Return each line that holds the word "LaTeX".

** begin Provided entries **

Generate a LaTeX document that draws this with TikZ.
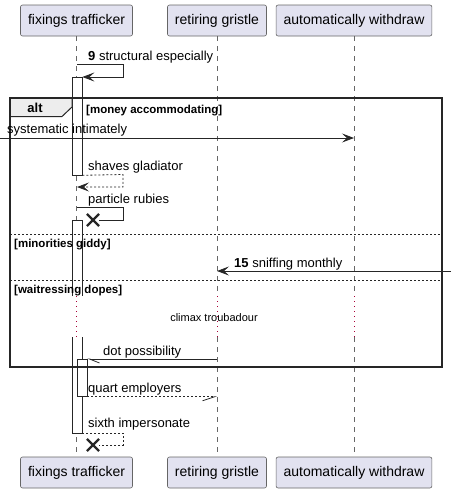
\documentclass[tikz,border=0pt]{standalone}
\usepackage{fontspec}
\setmainfont{Liberation Sans}
\usepackage{xcolor}
\usetikzlibrary{positioning, arrows.meta, shapes.misc}

\definecolor{partfill}{HTML}{E2E2F0}
\definecolor{delayred}{HTML}{A80036}

\tikzset{
    part/.style={rectangle, rounded corners=2pt, draw=black!60, fill=partfill, line width=0.6pt, minimum height=31pt, inner xsep=7.5pt, font=\fontsize{14}{16}\selectfont},
    msg/.style={anchor=west, inner sep=0pt, font=\fontsize{13}{15}\selectfont},
    guard/.style={anchor=west, inner sep=0pt, font=\bfseries\fontsize{11.5}{13}\selectfont},
    delaytext/.style={inner sep=0pt, font=\fontsize{11}{13}\selectfont},
    life/.style={draw=black!60, dash pattern=on 5pt off 5pt, line width=0.6pt},
    delayline/.style={draw=delayred, dash pattern=on 1pt off 4pt, line width=0.9pt},
    actbar/.style={rectangle, draw=black!85, fill=white, line width=0.8pt, minimum width=10pt, inner sep=0pt, anchor=north},
    plain/.style={draw=black!85, line width=0.8pt},
    call/.style={plain, -{Stealth[length=12pt, width=9pt, inset=5pt]}},
    retline/.style={plain, dash pattern=on 2pt off 2pt},
    ret/.style={call, dash pattern=on 2pt off 2pt},
    sepline/.style={draw=black!85, dash pattern=on 2pt off 2pt, line width=0.7pt},
    killx/.style={cross out, draw=black!85, line width=2.2pt, minimum size=10pt, inner sep=0pt},
}

\begin{document}
\begin{tikzpicture}[x=1pt, y=-1pt]
    \useasboundingbox (0,0) rectangle (456,493);

    \node[part] (ft) at (76.5, 20.5) {fixings trafficker};
    \node[part] (rg) at (217, 20.5) {retiring gristle};
    \node[part] (aw) at (354, 20.5) {automatically withdraw};
    \node[part] (ftb) at (76.5, 472.5) {fixings trafficker};
    \node[part] (rgb) at (217, 472.5) {retiring gristle};
    \node[part] (awb) at (354, 472.5) {automatically withdraw};

    \coordinate (dtop) at (0, 296);
    \coordinate (dbot) at (0, 337);

    \draw[life] (ft.south) -- (ft.south |- dtop);
    \draw[delayline] (ft.south |- dtop) -- (ft.south |- dbot);
    \draw[life] (ft.south |- dbot) -- (ftb.north);
    \draw[life] (rg.south) -- (rg.south |- dtop);
    \draw[delayline] (rg.south |- dtop) -- (rg.south |- dbot);
    \draw[life] (rg.south |- dbot) -- (rgb.north);
    \draw[life] (aw.south) -- (aw.south |- dtop);
    \draw[delayline] (aw.south |- dtop) -- (aw.south |- dbot);
    \draw[life] (aw.south |- dbot) -- (awb.north);

    \node[actbar, minimum height=97.5pt] (act1) at (77, 77) {};
    \fill[white] (72, 220) rectangle (82, 296);
    \draw[plain] (72, 296) -- (72, 220) -- (82, 220) -- (82, 296);
    \fill[white] (72, 337) rectangle (82, 433);
    \draw[plain] (72, 337) -- (72, 433) -- (82, 433) -- (82, 337);
    \coordinate (act2end) at (82, 433);
    \node[actbar, minimum height=37pt] (act3) at (82, 359) {};

    \draw[fill=black!7, draw=black!85, line width=1pt] (10, 98) -- (72, 98) -- (72, 107) -- (62, 116.5) -- (10, 116.5) -- cycle;
    \draw[draw=black!85, line width=1.6pt] (10, 98) rectangle (442, 367);
    \node[font=\bfseries\fontsize{13}{15}\selectfont, inner sep=0pt] (alt) at (35, 108) {alt};
    \node[guard] (g1) at (86, 110.5) {[money accommodating]};
    \draw[sepline] (10, 234) -- (442, 234);
    \node[guard] (g2) at (14, 245) {[minorities giddy]};
    \draw[sepline] (10, 280) -- (442, 280);
    \node[guard] (g3) at (14, 291) {[waitressing dopes]};

    \node[msg] (l9) at (88, 57) {\textbf{9} structural especially};
    \draw[call] (77, 64) -- (123, 64) -- (123, 77) -- (act1.north east);

    \coordinate (lost) at (0, 138);
    \node[msg] (ls) at (7, 130) {systematic intimately};
    \draw[call] (lost) -- (aw.south |- lost);

    \node[msg] (lg) at (88, 167) {shaves gladiator};
    \draw[ret] (act1.south east) -- (123, 174.5) -- (123, 187) -- (77, 187);

    \node[msg] (lp) at (88, 200) {particle rubies};
    \node[killx] (x1) at (93, 220) {};
    \draw[plain] (77, 207) -- (123, 207) -- (123, 220) -- (x1.east);

    \coordinate (found) at (451, 271);
    \node[msg] (l15) at (234, 264) {\textbf{15} sniffing monthly};
    \draw[call] (found) -- (rg.south |- found);

    \node[delaytext] (dl) at (214, 318) {climax troubadour};

    \node[msg] (ld) at (103, 352) {dot possibility};
    \draw[plain, -{Straight Barb[left, length=10pt, width=8pt]}] (rg.south |- act3.north) -- (act3.north east);

    \node[msg] (lq) at (88, 389.5) {quart employers};
    \draw[plain, dash pattern=on 2pt off 2pt, -{Straight Barb[right, length=12pt, width=8pt]}] (act3.south east) -- (rg.south |- act3.south);

    \node[msg] (lx) at (88, 424) {sixth impersonate};
    \node[killx] (x2) at (93, 445) {};
    \draw[retline] (act2end) -- (123, 433) -- (123, 445) -- (x2.east);
\end{tikzpicture}
\end{document}
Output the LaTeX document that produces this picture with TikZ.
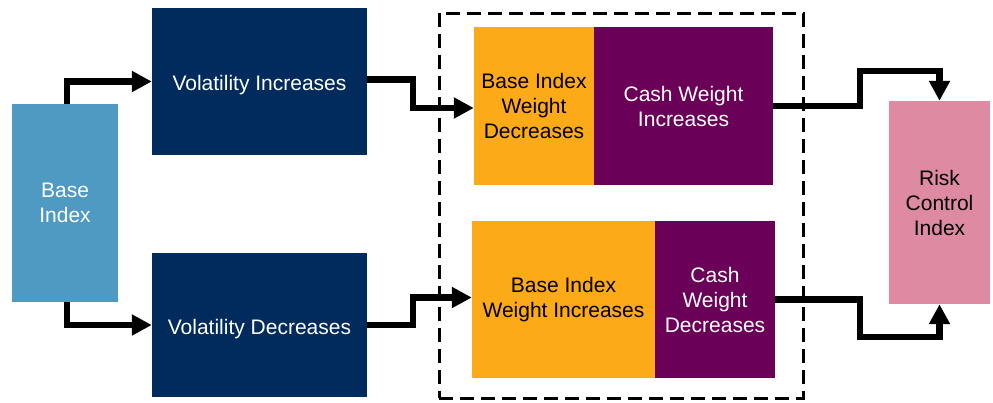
\documentclass[tikz,border=0pt]{standalone}
\usepackage{fontspec}
\setmainfont{Liberation Sans}
\usetikzlibrary{arrows.meta}
\definecolor{baseblue}{HTML}{4F9AC2}
\definecolor{navy}{HTML}{002B5C}
\definecolor{orangebox}{HTML}{FDAA19}
\definecolor{purplebox}{HTML}{6A0057}
\definecolor{pinkbox}{HTML}{DE8AA3}
\tikzset{
  box/.style={draw=none, inner sep=0pt, align=center, font=\fontsize{21}{25}\selectfont},
  lightbox/.style={box, text=black},
  darkbox/.style={box, text=white},
  arr/.style={line width=6.5pt, -{Triangle[width=20pt,length=20pt]}},
  dashedbox/.style={draw=black, line width=3pt, dash pattern=on 14pt off 7pt, minimum width=364pt, minimum height=385pt, inner sep=0pt}
}
\begin{document}
\begin{tikzpicture}[x=1pt,y=-1pt]
\useasboundingbox (0,0) rectangle (993,402);
\node[dashedbox] (strat) at (621,205.5) {};
\node[darkbox, fill=baseblue, minimum width=106pt, minimum height=198pt] (bi) at (65,203) {Base\\Index};
\node[darkbox, fill=navy, minimum width=215pt, minimum height=147pt] (vi) at (259.5,81.5) {\raisebox{-4pt}[\height][\depth]{Volatility Increases}};
\node[darkbox, fill=navy, minimum width=215pt, minimum height=144pt] (vd) at (259.5,325) {\raisebox{-4pt}[\height][\depth]{Volatility Decreases}};
\node[lightbox, fill=orangebox, minimum width=120pt, minimum height=158pt] (to) at (534,106) {Base Index\\Weight\\Decreases};
\node[darkbox, fill=purplebox, minimum width=179pt, minimum height=158pt] (tp) at (683.5,106) {Cash Weight\\Increases};
\node[lightbox, fill=orangebox, minimum width=183pt, minimum height=157pt] (bo) at (563.5,299.5) {Base Index\\Weight Increases};
\node[darkbox, fill=purplebox, minimum width=120pt, minimum height=157pt] (bp) at (715,299.5) {Cash\\Weight\\Decreases};
\node[lightbox, fill=pinkbox, minimum width=101pt, minimum height=203pt] (rc) at (939.5,202.5) {Risk\\Control\\Index};
\draw[arr] ([xshift=2pt]bi.north) |- (vi.west);
\draw[arr] ([xshift=2pt]bi.south) |- (vd.west);
\draw[arr] ([yshift=2pt]vi.east) -- ++(46,0) |- ([yshift=-2pt]to.west);
\draw[arr] (vd.east) -- ++(46,0) |- ([yshift=2pt]bo.west);
\draw[arr] (tp.east) -| ++(87,-35) -| (rc.north);
\draw[arr] (bp.east) -| ++(85,37.5) -| (rc.south);
\end{tikzpicture}
\end{document}
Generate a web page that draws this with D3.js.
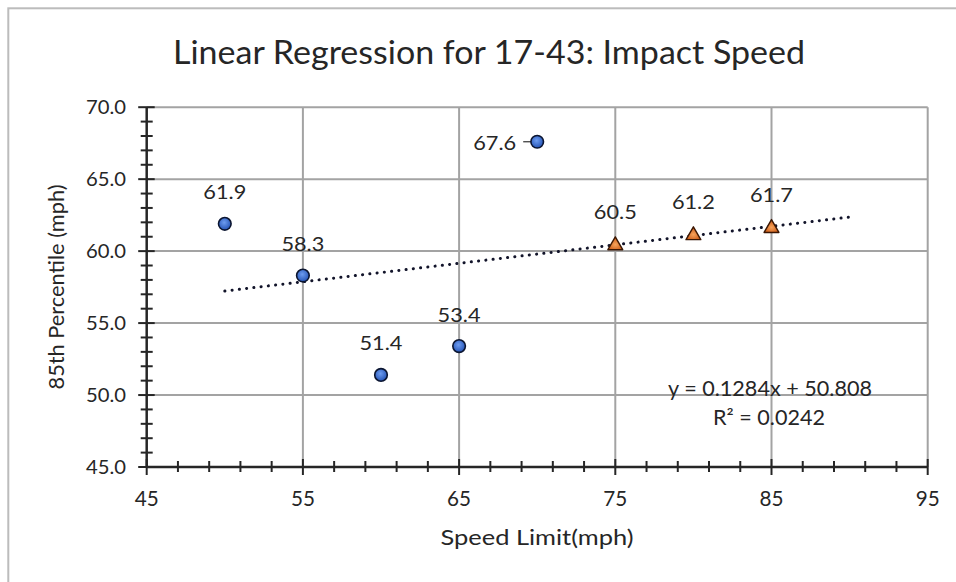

** end Provided entries **

Exercise output:
Generate a LaTeX document that draws this with TikZ.
Output the LaTeX document that produces this picture with TikZ.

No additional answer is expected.